郵便制度悪用に絡む厚生労働省の文書偽造事件の公判で、元局長の指示を認めた元部下の調書が証拠不採用となった。捜査の範たる検察の、それも特捜の取り調べだ。猛省し、原因を調べてほしい。
自称障害者団体が郵便割引制度を受けるための偽の証明書を、元局長の村木厚子被告が部下に指示して発行させた−。大阪地検特捜部が描いた事件の構図だ。
村木被告は容疑を否認しているが、部下の元係長は捜査段階では「指示された」と供述していた。大阪地裁の公判で「自分の判断で」と一転させたが、この調書が指示を直接裏付ける証拠だった。
今回の却下で、九月にも予定される判決で村木被告は無罪の公算が大きくなったのは間違いない。
それだけでも特捜部の失点だが、もっと驚くのは公判で明らかになった取り調べ実態である。
元係長に「記憶がないなら関係者の意見を総合するのが合理的。いわば多数決だね。私に任せて」と検事が筋書きを作った。調書の署名も「別の文書偽造で再逮捕をちらつかされ認めてしまった」。

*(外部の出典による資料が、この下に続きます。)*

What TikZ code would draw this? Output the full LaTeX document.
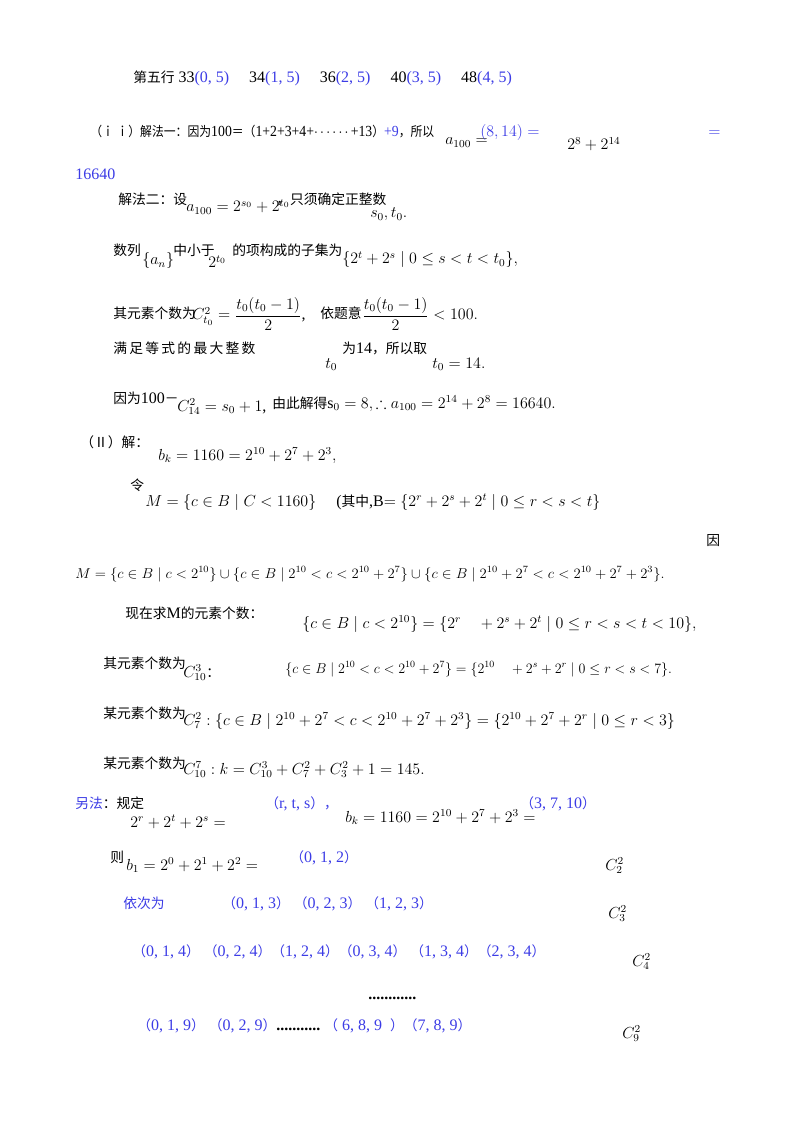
\documentclass[tikz,border=0pt]{standalone}
\usepackage{amsmath,amssymb}
\usepackage{graphicx}
\usepackage{fontspec}
\setmainfont{Liberation Serif}
\newfontfamily\cjk[Scale=0.86]{Noto Sans CJK SC}
\definecolor{bl}{RGB}{60,60,230}
\newcommand{\zh}[1]{{\cjk #1}}
\begin{document}
\begin{tikzpicture}[x=0.75pt,y=-0.75pt,
  t/.style={anchor=base west,inner sep=0pt,font=\fontsize{12}{14}\selectfont},
  b/.style={t,text=bl}]
\useasboundingbox (0,0) rectangle (800,1130);
\fill[white] (0,0) rectangle (800,1130);
\node[t] (r1) at (133,83) {\zh{第五行}\ 33\textcolor{bl}{(0, 5)}\quad\ 34\textcolor{bl}{(1, 5)}\quad\ 36\textcolor{bl}{(2, 5)}\quad\ 40\textcolor{bl}{(3, 5)}\quad\ 48\textcolor{bl}{(4, 5)}};
\node[t] (r2) at (90,137) {\resizebox{258pt}{8.5pt}{\zh{（ｉ ｉ）解法一：因为}100\zh{＝（}1+2+3+4+$\cdots\cdots$+13\zh{）}\textcolor{bl}{+9}\zh{，所以}}};
\node[t] (r2a) at (445,145) {$a_{100}=$};
\node[b] (r2b) at (480,137) {$(8,14)=$};
\node[t] (r2c) at (567,150) {$2^8+2^{14}$};
\node[b] (r2d) at (708,137) {$=$};
\node[b] (r3) at (75,180) {16640};
\node[t] (r4) at (118,205) {\zh{解法二：设}};
\node[t] (r4a) at (186,212) {$a_{100}=2^{s_0}+2^{t_0}$};
\node[t] (r4c) at (276,205) {\zh{，只须确定正整数}};
\node[t] (r4b) at (370,218) {$s_0,t_0.$};
\node[t] (r5) at (113,256) {\zh{数列}};
\node[t] (r5a) at (142,265) {$\{a_n\}$};
\node[t] (r5b) at (173,256) {\zh{中小于}};
\node[t] (r5c) at (208,268) {$2^{t_0}$};
\node[t] (r5d) at (232,256) {\zh{的项构成的子集为}};
\node[t] (r5e) at (342,264) {$\{2^t+2^s\mid 0\le s<t<t_0\},$};
\node[t] (r6) at (113,318) {\zh{其元素个数为}};
\node[t] (r6a) at (192,320) {$C^2_{t_0}=\dfrac{t_0(t_0-1)}{2}$,};
\node[t] (r6b) at (320,318) {\zh{依题意}};
\node[t] (r6c) at (362,320) {$\dfrac{t_0(t_0-1)}{2}<100.$};
\node[t] (r7) at (113,353) {\zh{满\,足\,等\,式\,的\,最\,大\,整\,数}};
\node[t] (r7a) at (325,368) {$t_0$};
\node[t] (r7b) at (342,353) {\zh{为}14\zh{，所以取}};
\node[t] (r7d) at (432,368) {$t_0=14.$};
\node[t] (r8) at (113,403) {\zh{因为}100\zh{－}};
\node[t] (r8a) at (177,411) {$C^2_{14}=s_0+1$,};
\node[t] (r8b) at (272,408) {\zh{由此解得}$\mathrm{s}_0=8,\therefore a_{100}=2^{14}+2^8=16640.$};
\node[t] (r9) at (80,447) {\zh{（Ⅱ）解：}};
\node[t] (r9a) at (158,460) {$b_k=1160=2^{10}+2^7+2^3,$};
\node[t] (r10) at (130,490) {\zh{令}};
\node[t] (r10a) at (145,506) {$M=\{c\in B\mid C<1160\}$};
\node[t] (r10b) at (336,506) {(\zh{其中},B$=\{2^r+2^s+2^t\mid 0\le r<s<t\}$};
\node[t] (r11) at (706,545) {\zh{因}};
\node[t] (r12) at (75,578) {\resizebox{442pt}{8.5pt}{$M=\{c\in B\mid c<2^{10}\}\cup\{c\in B\mid 2^{10}<c<2^{10}+2^7\}\cup\{c\in B\mid 2^{10}+2^7<c<2^{10}+2^7+2^3\}.$}};
\node[t] (r13) at (125,618) {\zh{现在求}M\zh{的元素个数：}};
\node[t] (r13a) at (302,628) {$\{c\in B\mid c<2^{10}\}=\{2^r\quad+2^s+2^t\mid 0\le r<s<t<10\},$};
\node[t] (r14) at (103,668) {\zh{其元素个数为}};
\node[t] (r14a) at (183,677) {$C^3_{10}$\zh{：}};
\node[t] (r14b) at (285,673) {\resizebox{290pt}{8.5pt}{$\{c\in B\mid 2^{10}<c<2^{10}+2^7\}=\{2^{10}\quad+2^s+2^r\mid 0\le r<s<7\}.$}};
\node[t] (r15) at (103,718) {\zh{某元素个数为}};
\node[t] (r15a) at (183,725) {$C^2_7:\{c\in B\mid 2^{10}+2^7<c<2^{10}+2^7+2^3\}=\{2^{10}+2^7+2^r\mid 0\le r<3\}$};
\node[t] (r16) at (103,768) {\zh{某元素个数为}};
\node[t] (r16a) at (183,774) {$C^7_{10}:k=C^3_{10}+C^2_7+C^2_3+1=145.$};
\node[b] (r17) at (75,808) {\zh{另法}\textcolor{black}{\zh{：规定}}};
\node[t] (r17a) at (130,827) {$2^r+2^t+2^s=$};
\node[b] (r17b) at (265,808) {\zh{（}r, t, s\zh{），}};
\node[t] (r17c) at (345,822) {$b_k=1160=2^{10}+2^7+2^3=$};
\node[b] (r17d) at (520,808) {\zh{（}3, 7, 10\zh{）}};
\node[t] (r18) at (110,862) {\zh{则}};
\node[t] (r18a) at (126,870) {$b_1=2^0+2^1+2^2=$};
\node[b] (r18b) at (290,862) {\zh{（}0, 1, 2\zh{）}};
\node[t] (c2) at (605,870) {$C^2_2$};
\node[b] (r19) at (123,908) {\zh{依次为}};
\node[b] (r19a) at (222,908) {\zh{（}0, 1, 3\zh{）}\ \zh{（}0, 2, 3\zh{）}\ \zh{（}1, 2, 3\zh{）}};
\node[t] (c3) at (608,918) {$C^2_3$};
\node[b] (r20) at (132,956) {\zh{（}0, 1, 4\zh{）}\ \zh{（}0, 2, 4\zh{）}\zh{（}1, 2, 4\zh{）}\zh{（}0, 3, 4\zh{）}\ \zh{（}1, 3, 4\zh{）}\zh{（}2, 3, 4\zh{）}};
\node[t] (c4) at (632,966) {$C^2_4$};
\node[t] (d1) at (368,999) {\textbf{............}};
\node[b] (r21) at (137,1030) {\zh{（}0, 1, 9\zh{）}\ \zh{（}0, 2, 9\zh{）}\textcolor{black}{\textbf{...........}}\ \zh{（}\ 6, 8, 9\ \ \zh{）}\zh{（}7, 8, 9\zh{）}};
\node[t] (c9) at (622,1038) {$C^2_9$};
\end{tikzpicture}
\end{document}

「冤罪(えんざい)はこうして始まるのか」と元係長は当時の心境を拘置所内で被疑者ノートに書きとめていた。「検事の誘導があった」と地裁が判断したのも当然といえる。
精度の不十分なDNA鑑定で、やりもしない女児殺害を自白させられた足利事件など、数々の冤罪捜査が問題になってきた。最高検は四月、事件の検証結果をまとめ、再発防止に「組織あげて取り組む」と誓ったはずではないか。
東京、大阪、名古屋の各地検にある特捜部は、政治家汚職や大型脱税などを暴く捜査の精鋭のはずだった。
戦後第一世代はロッキード事件、その薫陶を受けた第二世代はリクルート事件を手掛けた。だが、その後の人材が育っていないという声すらきく。小沢一郎民主党幹事長の政治資金疑惑でも、捜査力の劣化が指摘された。
今回の失態を徹底検証し猛省しなければ、警察を含めた捜査機関全体への信頼が揺らぐだろう。私たち市民が加わる裁判員裁判でも、捜査調書が信頼できねば、誤判の誘因になりかねない。
地裁が、調書より公判での証言を重視したのは裁判員制度下の流れだ。取り調べを録音・録画する可視化の議論が国会などで進んでいる。今回のケースは、適正な取り調べの手法について、多くの教訓を含んでいるはずだ。